[Dataset excerpt]
::::::

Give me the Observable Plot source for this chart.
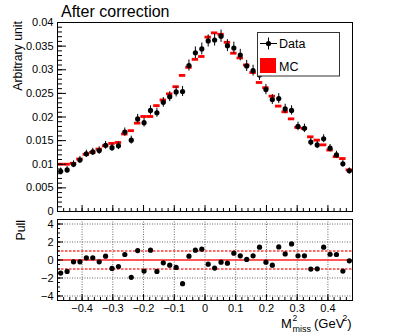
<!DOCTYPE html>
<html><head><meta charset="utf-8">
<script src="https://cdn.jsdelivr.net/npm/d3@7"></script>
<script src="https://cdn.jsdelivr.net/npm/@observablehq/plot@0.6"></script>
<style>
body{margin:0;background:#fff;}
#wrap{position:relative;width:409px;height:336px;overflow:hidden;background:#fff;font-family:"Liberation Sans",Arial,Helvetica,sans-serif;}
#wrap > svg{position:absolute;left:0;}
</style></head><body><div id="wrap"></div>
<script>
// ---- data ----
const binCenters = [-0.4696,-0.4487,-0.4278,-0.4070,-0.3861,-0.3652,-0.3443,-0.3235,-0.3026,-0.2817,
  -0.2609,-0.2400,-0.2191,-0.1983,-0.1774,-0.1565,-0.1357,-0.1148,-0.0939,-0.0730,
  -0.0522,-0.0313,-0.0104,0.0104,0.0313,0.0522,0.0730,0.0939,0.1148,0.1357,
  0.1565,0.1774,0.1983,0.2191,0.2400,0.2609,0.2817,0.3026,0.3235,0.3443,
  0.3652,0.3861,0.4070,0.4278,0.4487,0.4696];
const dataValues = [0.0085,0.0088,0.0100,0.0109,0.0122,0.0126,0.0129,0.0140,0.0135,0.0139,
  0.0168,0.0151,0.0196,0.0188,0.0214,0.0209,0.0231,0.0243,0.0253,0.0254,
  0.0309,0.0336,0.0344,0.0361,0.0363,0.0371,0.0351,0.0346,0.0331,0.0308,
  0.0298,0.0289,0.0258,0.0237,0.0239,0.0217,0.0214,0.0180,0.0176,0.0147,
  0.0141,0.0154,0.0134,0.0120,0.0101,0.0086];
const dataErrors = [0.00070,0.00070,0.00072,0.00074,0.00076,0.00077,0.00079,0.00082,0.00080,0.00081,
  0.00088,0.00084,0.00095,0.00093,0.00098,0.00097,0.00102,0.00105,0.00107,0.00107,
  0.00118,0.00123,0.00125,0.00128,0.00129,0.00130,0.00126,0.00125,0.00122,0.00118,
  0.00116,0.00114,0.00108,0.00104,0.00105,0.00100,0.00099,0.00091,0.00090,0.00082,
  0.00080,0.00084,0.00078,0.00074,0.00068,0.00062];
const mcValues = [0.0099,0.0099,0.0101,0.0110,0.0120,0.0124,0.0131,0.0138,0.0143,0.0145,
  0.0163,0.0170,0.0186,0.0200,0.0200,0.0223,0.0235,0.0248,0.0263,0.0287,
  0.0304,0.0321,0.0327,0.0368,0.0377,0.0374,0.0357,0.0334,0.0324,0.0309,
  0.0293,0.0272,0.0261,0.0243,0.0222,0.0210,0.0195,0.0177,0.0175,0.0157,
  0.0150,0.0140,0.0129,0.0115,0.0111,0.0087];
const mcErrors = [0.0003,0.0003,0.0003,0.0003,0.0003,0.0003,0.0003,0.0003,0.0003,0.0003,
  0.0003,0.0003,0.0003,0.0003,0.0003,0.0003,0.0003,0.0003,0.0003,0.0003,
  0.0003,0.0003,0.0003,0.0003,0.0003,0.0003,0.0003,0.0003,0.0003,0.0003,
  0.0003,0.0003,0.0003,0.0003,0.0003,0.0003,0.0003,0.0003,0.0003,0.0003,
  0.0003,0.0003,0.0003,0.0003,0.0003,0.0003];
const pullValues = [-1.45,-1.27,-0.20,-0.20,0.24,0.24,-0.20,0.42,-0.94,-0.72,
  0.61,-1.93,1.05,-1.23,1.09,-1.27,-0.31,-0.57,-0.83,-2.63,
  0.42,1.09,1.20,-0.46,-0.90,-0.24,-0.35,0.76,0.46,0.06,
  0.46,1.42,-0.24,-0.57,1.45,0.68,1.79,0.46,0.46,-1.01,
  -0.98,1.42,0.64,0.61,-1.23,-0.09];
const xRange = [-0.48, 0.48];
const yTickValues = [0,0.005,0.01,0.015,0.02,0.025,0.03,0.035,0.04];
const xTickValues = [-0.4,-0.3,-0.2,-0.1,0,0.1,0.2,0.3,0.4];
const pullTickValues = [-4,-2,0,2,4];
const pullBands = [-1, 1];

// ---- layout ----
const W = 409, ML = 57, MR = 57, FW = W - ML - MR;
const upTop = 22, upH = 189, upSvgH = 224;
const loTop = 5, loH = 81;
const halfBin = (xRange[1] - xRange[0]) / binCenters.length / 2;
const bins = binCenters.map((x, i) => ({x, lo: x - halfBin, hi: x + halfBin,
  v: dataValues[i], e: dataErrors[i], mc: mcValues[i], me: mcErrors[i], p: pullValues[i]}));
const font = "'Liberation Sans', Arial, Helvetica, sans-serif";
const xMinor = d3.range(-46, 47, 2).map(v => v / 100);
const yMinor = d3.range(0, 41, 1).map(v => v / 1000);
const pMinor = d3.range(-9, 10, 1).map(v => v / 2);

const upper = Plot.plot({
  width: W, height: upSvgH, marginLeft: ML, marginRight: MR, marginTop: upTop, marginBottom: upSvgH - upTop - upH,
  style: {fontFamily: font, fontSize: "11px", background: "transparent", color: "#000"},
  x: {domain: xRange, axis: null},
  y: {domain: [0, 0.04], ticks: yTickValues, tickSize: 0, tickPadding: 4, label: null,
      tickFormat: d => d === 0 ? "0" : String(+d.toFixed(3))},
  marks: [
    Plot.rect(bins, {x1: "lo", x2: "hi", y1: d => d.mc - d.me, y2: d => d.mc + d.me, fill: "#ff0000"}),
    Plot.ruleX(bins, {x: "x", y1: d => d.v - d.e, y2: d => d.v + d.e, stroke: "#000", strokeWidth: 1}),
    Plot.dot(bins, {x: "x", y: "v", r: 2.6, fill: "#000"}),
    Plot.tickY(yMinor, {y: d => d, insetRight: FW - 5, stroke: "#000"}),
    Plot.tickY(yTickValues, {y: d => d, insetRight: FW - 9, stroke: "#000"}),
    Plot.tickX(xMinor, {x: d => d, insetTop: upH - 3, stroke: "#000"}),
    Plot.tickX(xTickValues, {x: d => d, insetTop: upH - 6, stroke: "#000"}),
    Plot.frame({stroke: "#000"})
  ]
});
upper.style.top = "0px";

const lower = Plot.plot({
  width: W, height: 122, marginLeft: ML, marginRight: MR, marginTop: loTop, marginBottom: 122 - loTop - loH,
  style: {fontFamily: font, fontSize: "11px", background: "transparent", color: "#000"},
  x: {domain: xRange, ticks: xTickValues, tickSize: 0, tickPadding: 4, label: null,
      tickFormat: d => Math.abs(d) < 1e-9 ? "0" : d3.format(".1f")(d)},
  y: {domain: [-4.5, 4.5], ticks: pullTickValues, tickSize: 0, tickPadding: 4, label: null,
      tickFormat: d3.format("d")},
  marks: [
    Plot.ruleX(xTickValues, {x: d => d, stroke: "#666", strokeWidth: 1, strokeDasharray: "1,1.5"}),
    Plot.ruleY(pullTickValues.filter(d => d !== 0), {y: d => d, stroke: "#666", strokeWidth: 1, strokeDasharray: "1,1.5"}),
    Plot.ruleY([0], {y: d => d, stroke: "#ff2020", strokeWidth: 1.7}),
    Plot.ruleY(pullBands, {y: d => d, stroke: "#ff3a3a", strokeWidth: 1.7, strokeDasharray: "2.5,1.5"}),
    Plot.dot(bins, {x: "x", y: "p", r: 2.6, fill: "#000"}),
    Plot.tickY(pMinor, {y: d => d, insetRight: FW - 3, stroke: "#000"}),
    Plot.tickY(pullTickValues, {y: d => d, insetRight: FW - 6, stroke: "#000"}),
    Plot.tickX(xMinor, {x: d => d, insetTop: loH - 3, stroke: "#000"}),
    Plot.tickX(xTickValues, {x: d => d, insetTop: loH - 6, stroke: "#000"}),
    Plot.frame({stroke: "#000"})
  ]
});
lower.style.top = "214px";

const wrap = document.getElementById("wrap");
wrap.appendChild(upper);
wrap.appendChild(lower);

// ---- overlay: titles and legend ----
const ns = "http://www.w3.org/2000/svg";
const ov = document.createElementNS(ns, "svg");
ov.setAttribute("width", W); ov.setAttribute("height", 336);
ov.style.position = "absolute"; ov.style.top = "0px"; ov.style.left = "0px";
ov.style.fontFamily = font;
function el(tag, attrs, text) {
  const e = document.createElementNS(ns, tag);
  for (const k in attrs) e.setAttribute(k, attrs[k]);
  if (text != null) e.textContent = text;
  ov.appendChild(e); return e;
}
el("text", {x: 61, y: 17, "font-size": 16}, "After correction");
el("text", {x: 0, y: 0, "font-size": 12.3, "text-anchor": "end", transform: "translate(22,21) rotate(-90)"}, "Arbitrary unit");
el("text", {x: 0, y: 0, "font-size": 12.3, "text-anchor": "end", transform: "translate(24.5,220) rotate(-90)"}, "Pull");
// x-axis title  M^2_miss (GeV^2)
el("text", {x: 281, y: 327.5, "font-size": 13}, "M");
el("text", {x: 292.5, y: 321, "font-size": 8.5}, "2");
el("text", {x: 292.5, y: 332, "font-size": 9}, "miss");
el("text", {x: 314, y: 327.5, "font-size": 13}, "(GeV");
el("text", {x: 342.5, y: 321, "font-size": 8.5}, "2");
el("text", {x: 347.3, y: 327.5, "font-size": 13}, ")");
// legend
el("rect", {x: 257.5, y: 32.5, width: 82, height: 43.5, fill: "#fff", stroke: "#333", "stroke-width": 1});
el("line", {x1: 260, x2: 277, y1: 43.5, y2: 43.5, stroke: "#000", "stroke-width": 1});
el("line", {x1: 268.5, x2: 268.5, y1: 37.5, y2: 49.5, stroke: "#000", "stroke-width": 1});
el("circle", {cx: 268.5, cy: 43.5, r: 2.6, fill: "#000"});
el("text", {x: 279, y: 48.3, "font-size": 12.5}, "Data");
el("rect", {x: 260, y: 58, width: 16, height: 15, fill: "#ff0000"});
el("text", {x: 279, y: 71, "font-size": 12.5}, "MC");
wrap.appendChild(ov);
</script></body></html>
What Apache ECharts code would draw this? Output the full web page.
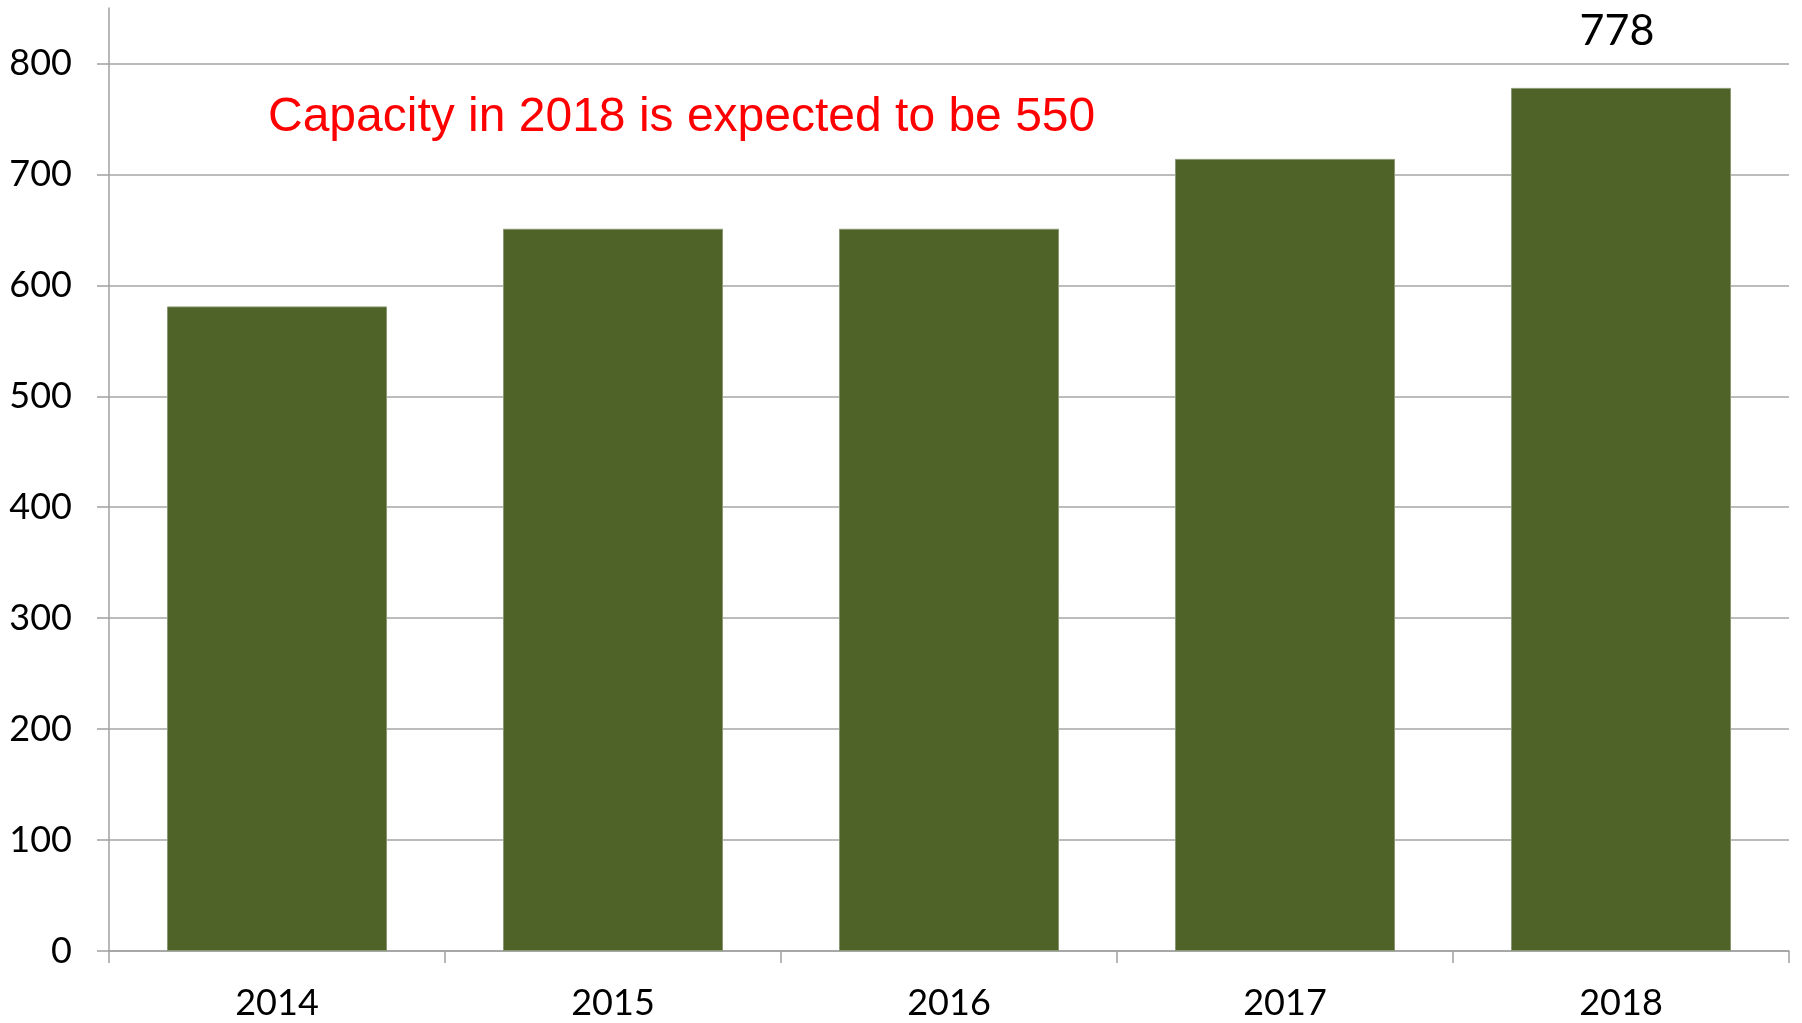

::::::

# What you should do
Show the lines where the word "this" appears in the entries.

# Response
Give me the Observable Plot source for this chart.
What Apache ECharts code would draw this? Output the full web page.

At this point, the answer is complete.